Thanks for your comment, but I think you are taking this to a place that is beyond what the study was trying to convey. It’s not that women are inclined to be self-involved during sex, but that if they don’t feel sexy to themselves, they aren’t able to feel sexy for their partner. And of course, men want to be seen and valued for all that they are as well, but historically, our society treats women as only having value if they are attractive.
Also, since for the past 10K years, female sexuality has been robbed and stripped of any erotic elements except for how it relates to pleasing men and producing children, it doesn’t surprise me at all that many women are trying to reclaim a connection to their own body and their own sexuality as relates to themselves.
Don’t underestimate what a huge element this is in female sexual experience. I hear about it all the time — where your entire life you’ve been socialized to believe that you exist for the consumption of your partner and the other men around you, and how that disempowers and affects women’s sense of their own sexuality.
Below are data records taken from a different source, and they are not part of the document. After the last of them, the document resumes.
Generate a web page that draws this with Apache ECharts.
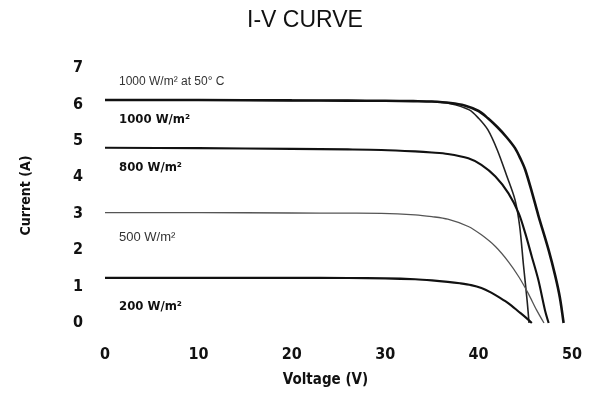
<!DOCTYPE html>
<html>
<head>
<meta charset="utf-8">
<script src="https://cdn.jsdelivr.net/npm/echarts@6/dist/echarts.min.js"></script>
<style>html,body{margin:0;padding:0;background:#fff}#c{width:592px;height:400px}</style>
</head>
<body>
<div id="c"></div>
<script>
const titleText = 'I-V CURVE';
const xTicks = [0, 10, 20, 30, 40, 50];
const yTicks = [0, 1, 2, 3, 4, 5, 6, 7];
const seriesNames = ['1000 W/m² at 50° C', '1000 W/m²', '800 W/m²', '500 W/m²', '200 W/m²'];

const curve1000at50 = [[0,6.12],[10,6.12],[20,6.11],[26,6.105],[30,6.1],[33,6.09],[35,6.08],[37,6.02],[39,5.85],[40,5.62],[41,5.3],[42,4.75],[43,4.05],[43.9,3.38],[44.4,2.65],[44.8,1.6],[45.2,0.6],[45.4,0]];
const curve1000 = [[0,6.12],[10,6.12],[20,6.11],[26,6.105],[30,6.1],[33,6.09],[35,6.08],[37,6.04],[38.5,5.97],[40,5.82],[41,5.62],[42,5.38],[43,5.1],[43.9,4.8],[44.5,4.5],[45,4.2],[45.7,3.6],[46.4,2.95],[47.5,2.0],[48.2,1.3],[48.7,0.7],[49.1,0]];
const curve800 = [[0,4.81],[10,4.8],[20,4.78],[26,4.765],[29.6,4.75],[33.2,4.71],[35,4.68],[36.7,4.64],[38.9,4.52],[40.3,4.34],[41.8,4.02],[43.2,3.56],[44.3,3.01],[45,2.46],[45.7,1.82],[46.4,1.18],[47.1,0.36],[47.5,0]];
const curve500 = [[0,3.03],[10,3.03],[20,3.02],[26,3.015],[29.6,3.01],[33.2,2.97],[35,2.92],[36.7,2.85],[38.9,2.65],[40.3,2.42],[41.8,2.1],[43.2,1.68],[44.3,1.27],[45.3,0.82],[46.2,0.36],[47,0]];
const curve200 = [[0,1.24],[10,1.24],[20,1.24],[26,1.235],[30,1.225],[33.2,1.2],[35,1.17],[36.7,1.13],[38,1.09],[39.2,1.04],[40.3,0.96],[41.3,0.84],[42.3,0.69],[43.2,0.54],[44.3,0.31],[45.1,0.14],[45.7,0]];

const chart = echarts.init(document.getElementById('c'), null, {renderer: 'canvas'});
const FONT = 'DejaVu Sans Condensed, DejaVu Sans, sans-serif';

function mkSeries(name, data, color, width, labelY, labelStyle) {
  return {
    name: name,
    type: 'line',
    data: data,
    smooth: 0.3,
    symbol: 'none',
    lineStyle: {color: color, width: width},
    z: 3,
    markPoint: {
      symbol: 'circle',
      symbolSize: 0,
      silent: true,
      label: Object.assign({
        show: true,
        position: 'right',
        distance: 0,
        formatter: name,
        fontFamily: FONT,
        fontSize: 13,
        color: '#111'
      }, labelStyle),
      data: [{coord: [1.5, labelY]}]
    }
  };
}

chart.setOption({
  animation: false,
  backgroundColor: '#fff',
  title: {
    text: titleText,
    left: 242,
    top: 4,
    textStyle: {fontFamily: 'Liberation Sans, sans-serif', fontSize: 23, fontWeight: 'normal', color: '#111'}
  },
  grid: {left: 105, right: 20, top: 68, bottom: 77, containLabel: false},
  xAxis: {
    type: 'value',
    min: 0, max: 50, interval: 10,
    name: 'Voltage (V)',
    nameLocation: 'middle',
    nameGap: 50,
    nameTextStyle: {fontFamily: FONT, fontSize: 15, fontWeight: 'bold', color: '#111', padding: [0, 26, 0, 0]},
    axisLine: {show: false},
    axisTick: {show: false},
    splitLine: {show: false},
    axisLabel: {
      margin: 24,
      fontFamily: FONT, fontSize: 16, fontWeight: 'bold', color: '#111',
      formatter: v => xTicks.includes(v) ? String(v) : ''
    }
  },
  yAxis: {
    type: 'value',
    min: 0, max: 7, interval: 1,
    name: 'Current (A)',
    nameLocation: 'middle',
    nameGap: 72,
    nameTextStyle: {fontFamily: FONT, fontSize: 14, fontWeight: 'bold', color: '#111'},
    axisLine: {show: false},
    axisTick: {show: false},
    splitLine: {show: false},
    axisLabel: {
      margin: 22,
      fontFamily: FONT, fontSize: 16, fontWeight: 'bold', color: '#111',
      formatter: v => yTicks.includes(v) ? String(v) : ''
    }
  },
  series: [
    mkSeries(seriesNames[0], curve1000at50, '#222', 1.6, 6.62, {fontWeight: 'normal', color: '#333', fontFamily: 'Liberation Sans, sans-serif', fontSize: 12}),
    mkSeries(seriesNames[1], curve1000, '#111', 2.6, 5.58, {fontWeight: 'bold'}),
    mkSeries(seriesNames[2], curve800, '#111', 2.1, 4.26, {fontWeight: 'bold'}),
    mkSeries(seriesNames[3], curve500, '#555', 1.3, 2.36, {fontWeight: 'normal', color: '#333', fontFamily: 'Liberation Sans, sans-serif'}),
    mkSeries(seriesNames[4], curve200, '#111', 2.1, 0.44, {fontWeight: 'bold'})
  ]
});
</script>
</body>
</html>
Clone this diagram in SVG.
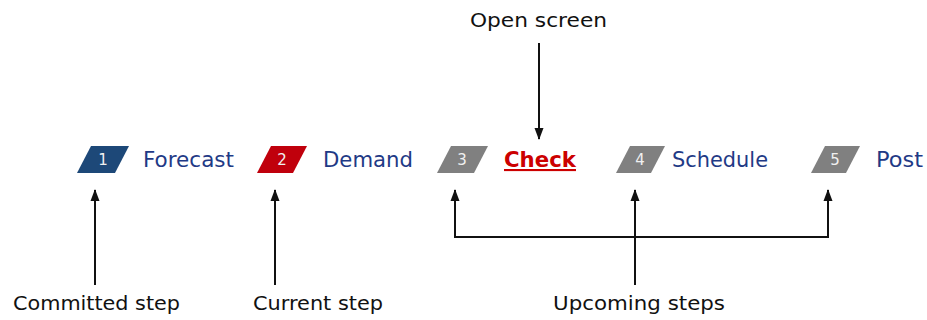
<svg xmlns="http://www.w3.org/2000/svg" width="927" height="320" viewBox="0 0 927 320">
<defs>
<style>
.badge-num{font-family:"DejaVu Sans",Verdana,sans-serif;font-size:15px;fill:#f0f0f0;text-anchor:middle}
.step{font-family:"DejaVu Sans",Verdana,sans-serif;font-size:21px;fill:#1f3a86}
.cur{font-family:"DejaVu Sans",Verdana,sans-serif;font-size:21px;font-weight:bold;fill:#cc0000;text-decoration:underline}
.note{font-family:"DejaVu Sans",Verdana,sans-serif;font-size:19px;fill:#111111}
.conn{stroke:#111111;stroke-width:2;fill:none}
</style>
<marker id="ah" viewBox="0 0 12 10" refX="11" refY="5" markerWidth="12" markerHeight="10" markerUnits="userSpaceOnUse" orient="auto-start-reverse">
<path d="M12,5 L0,0.5 L0,9.5 Z" fill="#111111"/>
</marker>
</defs>
<rect width="927" height="320" fill="#ffffff"/>

<g id="step1">
<polygon points="91,146 129,146 115,173 77,173" fill="#1d4878"/>
<text class="badge-num" x="103" y="165">1</text>
<text class="step" x="143" y="167" textLength="91" lengthAdjust="spacingAndGlyphs">Forecast</text>
</g>
<g id="step2">
<polygon points="271,146 307,146 293,173 257,173" fill="#c0000c"/>
<text class="badge-num" x="282" y="165">2</text>
<text class="step" x="323" y="167" textLength="90" lengthAdjust="spacingAndGlyphs">Demand</text>
</g>
<g id="step3">
<polygon points="451,146 488,146 474,173 437,173" fill="#808080"/>
<text class="badge-num" x="462" y="165">3</text>
<text class="cur" x="504" y="167" textLength="72" lengthAdjust="spacingAndGlyphs">Check</text>
</g>
<g id="step4">
<polygon points="630,146 665,146 651,173 616,173" fill="#808080"/>
<text class="badge-num" x="640" y="165">4</text>
<text class="step" x="672" y="167" textLength="96" lengthAdjust="spacingAndGlyphs">Schedule</text>
</g>
<g id="step5">
<polygon points="825,146 860,146 846,173 811,173" fill="#808080"/>
<text class="badge-num" x="835" y="165">5</text>
<text class="step" x="876" y="167" textLength="47" lengthAdjust="spacingAndGlyphs">Post</text>
</g>

<g id="label-open">
<text class="note" x="470" y="27" textLength="137" lengthAdjust="spacingAndGlyphs">Open screen</text>
</g>
<g id="label-committed">
<text class="note" x="13" y="310" textLength="167" lengthAdjust="spacingAndGlyphs">Committed step</text>
</g>
<g id="label-current">
<text class="note" x="253" y="310" textLength="130" lengthAdjust="spacingAndGlyphs">Current step</text>
</g>
<g id="label-upcoming">
<text class="note" x="553" y="310" textLength="172" lengthAdjust="spacingAndGlyphs">Upcoming steps</text>
</g>

<g id="connectors">
<path class="conn" d="M539,43 L539,139" marker-end="url(#ah)"/>
<path class="conn" d="M95,285 L95,190" marker-end="url(#ah)"/>
<path class="conn" d="M275,285 L275,190" marker-end="url(#ah)"/>
<path class="conn" d="M635,285 L635,190" marker-end="url(#ah)"/>
<path class="conn" d="M455,190 L455,237 L828,237 L828,190" marker-start="url(#ah)" marker-end="url(#ah)"/>
</g>
</svg>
I didn’t reclaim my sexual self until I was well into mid-life and I’ve heard from many, many other women who have had to work at understanding who they are as sexual beings for themselves.
Of course, the goal is to celebrate and revel in each other, to share a sexual experience that is mutually pleasurable and gratifying, but a whole lot of women have also never been treated in that way. Instead, they’ve quite often been treated like human sex toys there to help a man get off, with little or no thought to how she feels or what she wants. The orgasm gap is a real thing, not because men are inherently horrible, selfish beings, but because we are all subject to sexual stories and narratives that aren’t always in the interests of real sexual communication and connection.